Print the lines from the one that contains "Clone this diagram in TikZ." to the one that contains "(xlab) at (318,193)", inclusive, exactly as they appear, and please drop any pictures.

--- Begin ---

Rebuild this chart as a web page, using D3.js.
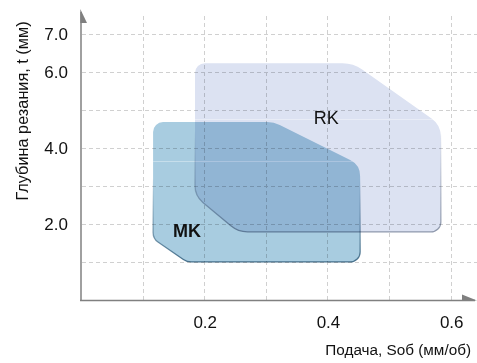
<!DOCTYPE html>
<html><head><meta charset="utf-8">
<script src="https://cdn.jsdelivr.net/npm/d3@7"></script>
<style>
html,body{margin:0;padding:0;background:#fff;}
svg{display:block;font-family:"Liberation Sans",Arial,Helvetica,sans-serif;}
</style></head>
<body>
<svg id="chart" width="477" height="363"></svg>
<script>
// ---- data ----
const xTicks = [0.2, 0.4, 0.6];
const yTicks = [2.0, 4.0, 6.0, 7.0];
const xGrid = [0.1, 0.2, 0.3, 0.4, 0.5, 0.6];
const yGrid = [1, 2, 3, 4, 5, 6, 7];
const regionNames = ["RK", "MK"];
// outline of each region: feed (mm/rev) and depth of cut (mm)
const rkFeed  = [0.185, 0.442, 0.584, 0.584, 0.255, 0.185];
const rkDepth = [6.24, 6.24, 4.61, 1.80, 1.80, 2.75];
const mkFeed  = [0.117, 0.313, 0.453, 0.453, 0.172, 0.117];
const mkDepth = [4.69, 4.69, 3.56, 1.01, 1.01, 1.62];
const labelFeed  = [0.398, 0.172];
const labelDepth = [4.63, 1.67];
const xTitle = "Подача, Soб (мм/об)";
const yTitle = "Глубина резания, t (мм)";

// ---- styles ----
const rkRadii = [10, 34, 22, 10, 26, 22];
const mkRadii = [10, 28, 18, 10, 14, 12];
const glossFrac = [0.33, 0.28];

const svg = d3.select("#chart");
const x = d3.scaleLinear().domain([0, 0.6]).range([81, 450.7]);
const y = d3.scaleLinear().domain([0, 7]).range([300.3, 34.3]);

const defs = svg.append("defs");
function strokeGrad(id, color) {
  const g = defs.append("linearGradient").attr("id", id)
    .attr("x1", 0).attr("y1", 0).attr("x2", 0).attr("y2", 1);
  g.append("stop").attr("offset", "0.4").attr("stop-color", color).attr("stop-opacity", 0);
  g.append("stop").attr("offset", "1").attr("stop-color", color).attr("stop-opacity", 1);
}
strokeGrad("gRK", "#8f99ad");
strokeGrad("gMK", "#46708c");

// grid
const grid = svg.append("g").attr("stroke", "#d0d0d0").attr("stroke-width", 1)
  .attr("stroke-dasharray", "4,3").attr("fill", "none");
grid.selectAll(".v").data(xGrid).join("line")
  .attr("x1", d => Math.round(x(d)) + 0.5).attr("x2", d => Math.round(x(d)) + 0.5)
  .attr("y1", 300).attr("y2", 15);
grid.selectAll(".h").data(yGrid).join("line")
  .attr("y1", d => Math.round(y(d)) + 0.5).attr("y2", d => Math.round(y(d)) + 0.5)
  .attr("x1", 82).attr("x2", 477);

function roundedPath(px, py, radii) {
  const n = px.length;
  const p = d3.path();
  const mx = (px[n - 1] + px[0]) / 2, my = (py[n - 1] + py[0]) / 2;
  p.moveTo(mx, my);
  for (let i = 0; i < n; i++) {
    const j = (i + 1) % n;
    p.arcTo(px[i], py[i], px[j], py[j], radii[i]);
  }
  p.closePath();
  return p.toString();
}

const shapes = [
  {name: "RK", feed: rkFeed, depth: rkDepth, radii: rkRadii, fill: "#dce2f2", grad: "url(#gRK)", gloss: glossFrac[0]},
  {name: "MK", feed: mkFeed, depth: mkDepth, radii: mkRadii, fill: "#a8cce0", grad: "url(#gMK)", gloss: glossFrac[1]}
];
shapes.forEach((s, i) => {
  s.d = roundedPath(s.feed.map(x), s.depth.map(y), s.radii);
  defs.append("clipPath").attr("id", "clip" + i).append("path").attr("d", s.d);
});
const sg = svg.append("g");
shapes.forEach((s, i) => {
  const g = sg.append("g").style("mix-blend-mode", "multiply");
  g.append("path").attr("d", s.d).attr("fill", s.fill);
  const top = y(d3.max(s.depth)), bot = y(d3.min(s.depth));
  const gy = Math.round(top + (bot - top) * s.gloss) + 0.5;
  g.append("line").attr("clip-path", `url(#clip${i})`)
    .attr("x1", 0).attr("x2", 477).attr("y1", gy).attr("y2", gy)
    .attr("stroke", "#ffffff").attr("stroke-opacity", 0.35).attr("stroke-width", 1);
  g.append("path").attr("d", s.d).attr("fill", "none")
    .attr("stroke", s.grad).attr("stroke-width", 1.3);
});

// region labels
svg.selectAll(".lbl").data(regionNames).join("text")
  .attr("x", (d, i) => x(labelFeed[i])).attr("y", (d, i) => y(labelDepth[i]))
  .attr("text-anchor", "middle")
  .attr("font-size", 18)
  .attr("font-weight", (d, i) => i === 1 ? "bold" : "normal")
  .attr("fill", "#111")
  .text(d => d);

// axes
const axCol = "#808080";
svg.append("line").attr("x1", 81).attr("x2", 81).attr("y1", 301).attr("y2", 12)
  .attr("stroke", axCol).attr("stroke-width", 1.5);
svg.append("line").attr("x1", 80).attr("x2", 475).attr("y1", 300.5).attr("y2", 300.5)
  .attr("stroke", axCol).attr("stroke-width", 1.5);
svg.append("path").attr("d", "M80.3,9 L87,23 L80.3,23 Z").attr("fill", axCol);
svg.append("path").attr("d", "M477,300.5 L462,294.5 L462,300.5 Z").attr("fill", axCol);

// tick labels
svg.selectAll(".yt").data(yTicks).join("text")
  .attr("x", 68).attr("y", d => y(d) + 6)
  .attr("text-anchor", "end").attr("font-size", 17).attr("fill", "#111")
  .text(d => d3.format(".1f")(d));
svg.selectAll(".xt").data(xTicks).join("text")
  .attr("x", d => x(d) + 1).attr("y", 328)
  .attr("text-anchor", "middle").attr("font-size", 17).attr("fill", "#111")
  .text(d => d3.format(".1f")(d));

// titles
svg.append("text").attr("x", 471).attr("y", 355).attr("text-anchor", "end")
  .attr("font-size", 15.3).attr("fill", "#111").text(xTitle);
svg.append("text").attr("transform", "translate(28,111) rotate(-90)")
  .attr("text-anchor", "middle").attr("font-size", 16.3).attr("fill", "#111").text(yTitle);
</script>
</body></html>
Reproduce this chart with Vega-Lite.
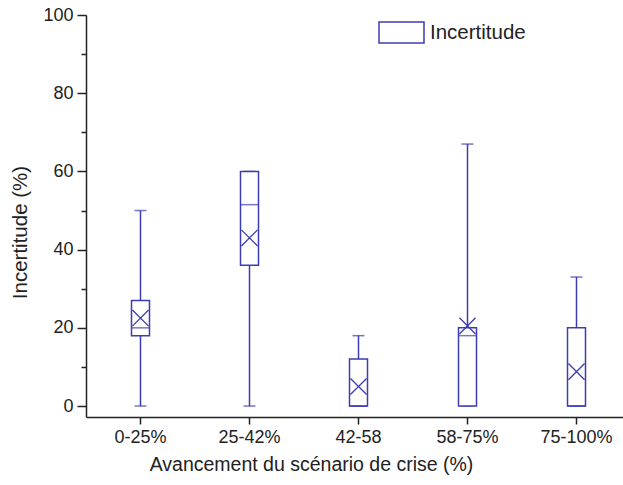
{
  "$schema": "https://vega.github.io/schema/vega-lite/v6.json",
  "autosize": "none",
  "padding": {"left": 86, "top": 15, "right": 0, "bottom": 68},
  "width": 537,
  "height": 402,
  "background": "white",
  "config": {
    "view": {"stroke": null},
    "font": "Liberation Sans",
    "axis": {"grid": false, "domainColor": "#222", "tickColor": "#222", "labelColor": "#222", "titleColor": "#222", "labelFont": "Liberation Sans", "titleFont": "Liberation Sans", "titleFontWeight": "normal", "domainWidth": 1.5, "tickWidth": 1.5}
  },
  "data": {
    "values": [
      {"cat": "0-25%", "lo": 0, "q1": 18, "med": 20, "q3": 27, "hi": 50, "mean": 22.5, "serie": "Incertitude"},
      {"cat": "25-42%", "lo": 0, "q1": 36, "med": 51.5, "q3": 60, "hi": 60, "mean": 43, "serie": "Incertitude"},
      {"cat": "42-58", "lo": 0, "q1": 0, "med": 0, "q3": 12, "hi": 18, "mean": 5, "serie": "Incertitude"},
      {"cat": "58-75%", "lo": 0, "q1": 0, "med": 18, "q3": 20, "hi": 67, "mean": 20.5, "serie": "Incertitude"},
      {"cat": "75-100%", "lo": 0, "q1": 0, "med": 0, "q3": 20, "hi": 33, "mean": 8.8, "serie": "Incertitude"}
    ]
  },
  "encoding": {
    "x": {
      "field": "cat", "type": "nominal", "sort": null,
      "scale": {"range": [0, 545], "paddingInner": 0, "paddingOuter": 0},
      "axis": {"title": "Avancement du scénario de crise (%)", "labelAngle": 0, "labelFontSize": 18, "titleFontSize": 19.5, "tickSize": 7, "labelPadding": 4, "titlePadding": 9, "titleX": 225}
    }
  },
  "layer": [
    {
      "mark": {"type": "rule", "color": "#3c3cb4", "strokeWidth": 1.5},
      "encoding": {
        "y": {"field": "lo", "type": "quantitative", "scale": {"domain": [-2.8, 100], "nice": false, "zero": false},
          "axis": {"title": "Incertitude (%)", "values": [0, 10, 20, 30, 40, 50, 60, 70, 80, 90, 100],
            "labelExpr": "datum.value % 20 === 0 ? datum.label : ''",
            "tickSize": {"condition": {"test": "datum.value % 20 === 0", "value": 9}, "value": 5},
            "labelFontSize": 18, "titleFontSize": 20.5, "labelPadding": 4, "titlePadding": 12, "titleY": 217}},
        "y2": {"field": "hi"}
      }
    },
    {
      "mark": {"type": "tick", "color": "#3c3cb4", "thickness": 1.5, "size": 12},
      "encoding": {"y": {"field": "lo", "type": "quantitative"}}
    },
    {
      "mark": {"type": "tick", "color": "#3c3cb4", "thickness": 1.5, "size": 12},
      "encoding": {"y": {"field": "hi", "type": "quantitative"}}
    },
    {
      "mark": {"type": "bar", "fill": "white", "strokeWidth": 1.5, "size": 18},
      "encoding": {
        "y": {"field": "q1", "type": "quantitative"},
        "y2": {"field": "q3"},
        "stroke": {"field": "serie", "type": "nominal", "scale": {"range": ["#3c3cb4"]},
          "legend": {"title": null, "orient": "none", "legendX": 292, "legendY": -6, "symbolType": "M-1,-0.47H1V0.47H-1Z", "symbolSize": 2025, "symbolFillColor": "white", "symbolStrokeWidth": 1.5, "labelFontSize": 20.5, "labelColor": "#222", "labelFont": "Liberation Sans", "labelOffset": 5}}
      }
    },
    {
      "mark": {"type": "tick", "color": "#3c3cb4", "thickness": 1.5, "size": 18},
      "encoding": {"y": {"field": "med", "type": "quantitative"}}
    },
    {
      "mark": {"type": "point", "shape": "M-1,-1L1,1M-1,1L1,-1", "filled": false, "color": "#3c3cb4", "strokeWidth": 1.3, "size": 260, "opacity": 1},
      "encoding": {"y": {"field": "mean", "type": "quantitative"}}
    }
  ]
}
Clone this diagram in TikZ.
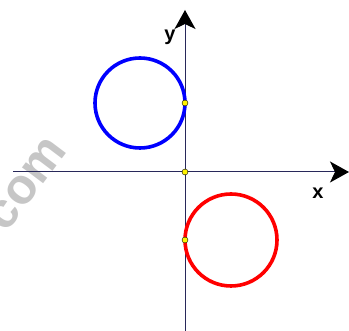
\documentclass[tikz,border=0pt]{standalone}
\usepackage{fontspec}
\setmainfont{Liberation Sans}
\usetikzlibrary{arrows.meta}

\definecolor{axiscol}{RGB}{40,40,90}
\definecolor{markgray}{RGB}{198,198,198}

\begin{document}
\begin{tikzpicture}[
    x=1pt, y=-1pt,
    axis/.style={draw=axiscol, line width=1pt,
      -{Stealth[length=19pt, width=21pt, inset=5pt, black]}},
    ring/.style={line width=3.6pt},
    dot/.style={circle, draw=black, fill=yellow, line width=0.4pt, minimum size=6pt, inner sep=0pt},
    lbl/.style={font=\bfseries\fontsize{20}{20}\selectfont, inner sep=0pt}
  ]
    \useasboundingbox (0,0) rectangle (349,331);

    % watermark
    \node[text=markgray, font=\bfseries\fontsize{50}{50}\selectfont, rotate=53, inner sep=0pt]
      (mark) at (27,184) {com};

    % axes
    \coordinate (xl) at (13,172);
    \coordinate (xr) at (349,172);
    \coordinate (yb) at (185,331);
    \coordinate (yt) at (185,10);
    \draw[axis] (xl) -- (xr);
    \draw[axis] (yb) -- (yt);
    \node[lbl] (ylab) at (170,37) {y};
    \node[lbl] (xlab) at (318,193) {x};

    % circles
    \draw[ring, blue] (140,103) circle[radius=45];
    \draw[ring, red] (231,240) circle[radius=46];

    % points on the y axis
    \node[dot] (p1) at (185,103) {};
    \node[dot] (p0) at (185,172) {};
    \node[dot] (p2) at (185,240) {};
\end{tikzpicture}
\end{document}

--- End ---

Result of this exercise
Clone this diagram in TikZ.
\documentclass[tikz,border=0pt]{standalone}
\usepackage{fontspec}
\setmainfont{Liberation Sans}
\usetikzlibrary{arrows.meta}

\definecolor{axiscol}{RGB}{40,40,90}
\definecolor{markgray}{RGB}{198,198,198}

\begin{document}
\begin{tikzpicture}[
    x=1pt, y=-1pt,
    axis/.style={draw=axiscol, line width=1pt,
      -{Stealth[length=19pt, width=21pt, inset=5pt, black]}},
    ring/.style={line width=3.6pt},
    dot/.style={circle, draw=black, fill=yellow, line width=0.4pt, minimum size=6pt, inner sep=0pt},
    lbl/.style={font=\bfseries\fontsize{20}{20}\selectfont, inner sep=0pt}
  ]
    \useasboundingbox (0,0) rectangle (349,331);

    % watermark
    \node[text=markgray, font=\bfseries\fontsize{50}{50}\selectfont, rotate=53, inner sep=0pt]
      (mark) at (27,184) {com};

    % axes
    \coordinate (xl) at (13,172);
    \coordinate (xr) at (349,172);
    \coordinate (yb) at (185,331);
    \coordinate (yt) at (185,10);
    \draw[axis] (xl) -- (xr);
    \draw[axis] (yb) -- (yt);
    \node[lbl] (ylab) at (170,37) {y};
    \node[lbl] (xlab) at (318,193) {x};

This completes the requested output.